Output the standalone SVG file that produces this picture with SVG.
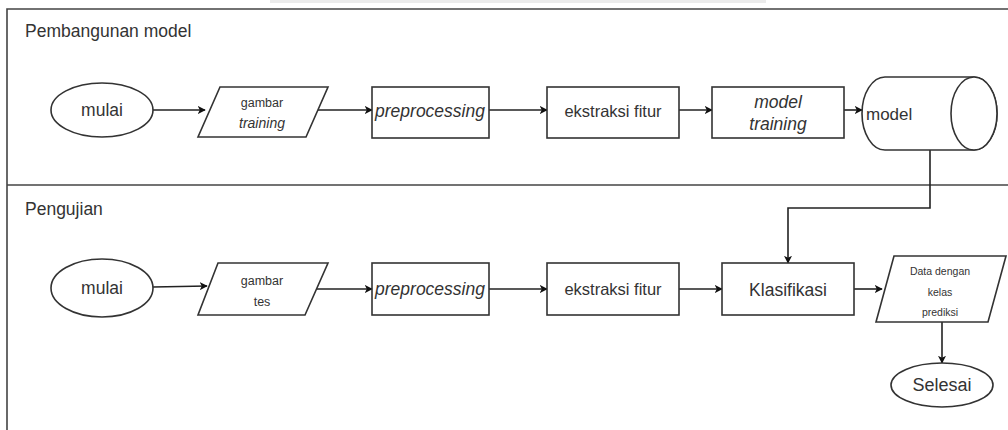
<svg xmlns="http://www.w3.org/2000/svg" width="1008" height="430" viewBox="0 0 1008 430">
<style>
.shape{fill:#fff;stroke:#333;stroke-width:1.6}
.edge{fill:none;stroke:#222;stroke-width:1.6}
.lane{fill:none;stroke:#444;stroke-width:1.6}
text{font-family:"Liberation Sans",Arial,sans-serif;fill:#333;text-anchor:middle}
.title{text-anchor:start;font-size:17.5px}
.it{font-style:italic}
</style>
<defs>
<marker id="arr" viewBox="0 0 10 10" refX="9" refY="5" markerWidth="8" markerHeight="8" markerUnits="userSpaceOnUse" orient="auto">
<path d="M0,0 L10,5 L0,10 L2.5,5 Z" fill="#111"/>
</marker>
</defs>
<rect x="0" y="0" width="1008" height="430" fill="#fff"/>
<rect x="270" y="0" width="496" height="3" fill="#ebebeb"/>
<g id="lanes">
<path class="lane" d="M7,430 V9 H1008"/>
<line class="lane" x1="7" y1="185" x2="1008" y2="185"/>
<text class="title" x="25" y="37">Pembangunan model</text>
<text class="title" x="25" y="215">Pengujian</text>
</g>
<g id="connectors">
<line class="edge" x1="153" y1="110" x2="205" y2="110" marker-end="url(#arr)"/>
<line class="edge" x1="317" y1="110" x2="372" y2="110" marker-end="url(#arr)"/>
<line class="edge" x1="489" y1="110" x2="547" y2="110" marker-end="url(#arr)"/>
<line class="edge" x1="679" y1="110" x2="712" y2="110" marker-end="url(#arr)"/>
<line class="edge" x1="844" y1="110" x2="862" y2="110" marker-end="url(#arr)"/>
<path class="edge" d="M930,150 V208 H788 V263" marker-end="url(#arr)"/>
<line class="edge" x1="153" y1="287" x2="207" y2="286" marker-end="url(#arr)"/>
<line class="edge" x1="317" y1="289" x2="372" y2="289" marker-end="url(#arr)"/>
<line class="edge" x1="489" y1="289" x2="547" y2="289" marker-end="url(#arr)"/>
<line class="edge" x1="679" y1="289" x2="722" y2="289" marker-end="url(#arr)"/>
<line class="edge" x1="854" y1="289" x2="882" y2="289" marker-end="url(#arr)"/>
<line class="edge" x1="942" y1="322" x2="942" y2="363" marker-end="url(#arr)"/>
</g>
<g id="mulai1">
<ellipse class="shape" cx="102" cy="110" rx="51" ry="27"/>
<text x="102" y="116" font-size="17.5">mulai</text>
</g>
<g id="gambar-training">
<polygon class="shape" points="220,87 328,87 306,137 198,137"/>
<text x="262" y="107" font-size="12.5">gambar</text>
<text x="262" y="128" font-size="14" class="it">training</text>
</g>
<g id="preprocessing1">
<rect class="shape" x="372" y="87" width="117" height="51"/>
<text x="430" y="117" font-size="17.5" class="it">preprocessing</text>
</g>
<g id="ekstraksi1">
<rect class="shape" x="547" y="87" width="132" height="51"/>
<text x="613" y="117" font-size="16.5">ekstraksi fitur</text>
</g>
<g id="model-training">
<rect class="shape" x="712" y="87" width="132" height="51"/>
<text x="778" y="108" font-size="17.5" class="it">model</text>
<text x="778" y="130" font-size="17.5" class="it">training</text>
</g>
<g id="model">
<path class="shape" d="M885,77 H974 A23,36.5 0 0 1 974,150 H885 A23,36.5 0 0 1 885,77 Z"/>
<ellipse class="shape" cx="974" cy="113.5" rx="23" ry="36.5"/>
<text x="866" y="120" font-size="17" style="text-anchor:start">model</text>
</g>
<g id="mulai2">
<ellipse class="shape" cx="102" cy="288" rx="51" ry="29"/>
<text x="102" y="294" font-size="17.5">mulai</text>
</g>
<g id="gambar-tes">
<polygon class="shape" points="218,263 328,263 305,315 198,315"/>
<text x="262" y="285" font-size="12.5">gambar</text>
<text x="262" y="306" font-size="12.5">tes</text>
</g>
<g id="preprocessing2">
<rect class="shape" x="372" y="263" width="117" height="52"/>
<text x="430" y="295" font-size="17.5" class="it">preprocessing</text>
</g>
<g id="ekstraksi2">
<rect class="shape" x="547" y="263" width="132" height="52"/>
<text x="613" y="295" font-size="16.5">ekstraksi fitur</text>
</g>
<g id="klasifikasi">
<rect class="shape" x="722" y="263" width="132" height="52"/>
<text x="788" y="296" font-size="17.5">Klasifikasi</text>
</g>
<g id="data-prediksi">
<polygon class="shape" points="894,256 1006,256 988,322 876,322"/>
<text x="940" y="275" font-size="10.5">Data dengan</text>
<text x="940" y="296" font-size="10.5">kelas</text>
<text x="940" y="316" font-size="10.5">prediksi</text>
</g>
<g id="selesai">
<ellipse class="shape" cx="942" cy="385" rx="51" ry="22"/>
<text x="942" y="391" font-size="18">Selesai</text>
</g>
</svg>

----------------

Given request: Reproduce the data word for word, excluding its pictures.

Final answer:
Output the standalone SVG file that produces this picture with SVG.
<svg xmlns="http://www.w3.org/2000/svg" width="1008" height="430" viewBox="0 0 1008 430">
<style>
.shape{fill:#fff;stroke:#333;stroke-width:1.6}
.edge{fill:none;stroke:#222;stroke-width:1.6}
.lane{fill:none;stroke:#444;stroke-width:1.6}
text{font-family:"Liberation Sans",Arial,sans-serif;fill:#333;text-anchor:middle}
.title{text-anchor:start;font-size:17.5px}
.it{font-style:italic}
</style>
<defs>
<marker id="arr" viewBox="0 0 10 10" refX="9" refY="5" markerWidth="8" markerHeight="8" markerUnits="userSpaceOnUse" orient="auto">
<path d="M0,0 L10,5 L0,10 L2.5,5 Z" fill="#111"/>
</marker>
</defs>
<rect x="0" y="0" width="1008" height="430" fill="#fff"/>
<rect x="270" y="0" width="496" height="3" fill="#ebebeb"/>
<g id="lanes">
<path class="lane" d="M7,430 V9 H1008"/>
<line class="lane" x1="7" y1="185" x2="1008" y2="185"/>
<text class="title" x="25" y="37">Pembangunan model</text>
<text class="title" x="25" y="215">Pengujian</text>
</g>
<g id="connectors">
<line class="edge" x1="153" y1="110" x2="205" y2="110" marker-end="url(#arr)"/>
<line class="edge" x1="317" y1="110" x2="372" y2="110" marker-end="url(#arr)"/>
<line class="edge" x1="489" y1="110" x2="547" y2="110" marker-end="url(#arr)"/>
<line class="edge" x1="679" y1="110" x2="712" y2="110" marker-end="url(#arr)"/>
<line class="edge" x1="844" y1="110" x2="862" y2="110" marker-end="url(#arr)"/>
<path class="edge" d="M930,150 V208 H788 V263" marker-end="url(#arr)"/>
<line class="edge" x1="153" y1="287" x2="207" y2="286" marker-end="url(#arr)"/>
<line class="edge" x1="317" y1="289" x2="372" y2="289" marker-end="url(#arr)"/>
<line class="edge" x1="489" y1="289" x2="547" y2="289" marker-end="url(#arr)"/>
<line class="edge" x1="679" y1="289" x2="722" y2="289" marker-end="url(#arr)"/>
<line class="edge" x1="854" y1="289" x2="882" y2="289" marker-end="url(#arr)"/>
<line class="edge" x1="942" y1="322" x2="942" y2="363" marker-end="url(#arr)"/>
</g>
<g id="mulai1">
<ellipse class="shape" cx="102" cy="110" rx="51" ry="27"/>
<text x="102" y="116" font-size="17.5">mulai</text>
</g>
<g id="gambar-training">
<polygon class="shape" points="220,87 328,87 306,137 198,137"/>
<text x="262" y="107" font-size="12.5">gambar</text>
<text x="262" y="128" font-size="14" class="it">training</text>
</g>
<g id="preprocessing1">
<rect class="shape" x="372" y="87" width="117" height="51"/>
<text x="430" y="117" font-size="17.5" class="it">preprocessing</text>
</g>
<g id="ekstraksi1">
<rect class="shape" x="547" y="87" width="132" height="51"/>
<text x="613" y="117" font-size="16.5">ekstraksi fitur</text>
</g>
<g id="model-training">
<rect class="shape" x="712" y="87" width="132" height="51"/>
<text x="778" y="108" font-size="17.5" class="it">model</text>
<text x="778" y="130" font-size="17.5" class="it">training</text>
</g>
<g id="model">
<path class="shape" d="M885,77 H974 A23,36.5 0 0 1 974,150 H885 A23,36.5 0 0 1 885,77 Z"/>
<ellipse class="shape" cx="974" cy="113.5" rx="23" ry="36.5"/>
<text x="866" y="120" font-size="17" style="text-anchor:start">model</text>
</g>
<g id="mulai2">
<ellipse class="shape" cx="102" cy="288" rx="51" ry="29"/>
<text x="102" y="294" font-size="17.5">mulai</text>
</g>
<g id="gambar-tes">
<polygon class="shape" points="218,263 328,263 305,315 198,315"/>
<text x="262" y="285" font-size="12.5">gambar</text>
<text x="262" y="306" font-size="12.5">tes</text>
</g>
<g id="preprocessing2">
<rect class="shape" x="372" y="263" width="117" height="52"/>
<text x="430" y="295" font-size="17.5" class="it">preprocessing</text>
</g>
<g id="ekstraksi2">
<rect class="shape" x="547" y="263" width="132" height="52"/>
<text x="613" y="295" font-size="16.5">ekstraksi fitur</text>
</g>
<g id="klasifikasi">
<rect class="shape" x="722" y="263" width="132" height="52"/>
<text x="788" y="296" font-size="17.5">Klasifikasi</text>
</g>
<g id="data-prediksi">
<polygon class="shape" points="894,256 1006,256 988,322 876,322"/>
<text x="940" y="275" font-size="10.5">Data dengan</text>
<text x="940" y="296" font-size="10.5">kelas</text>
<text x="940" y="316" font-size="10.5">prediksi</text>
</g>
<g id="selesai">
<ellipse class="shape" cx="942" cy="385" rx="51" ry="22"/>
<text x="942" y="391" font-size="18">Selesai</text>
</g>
</svg>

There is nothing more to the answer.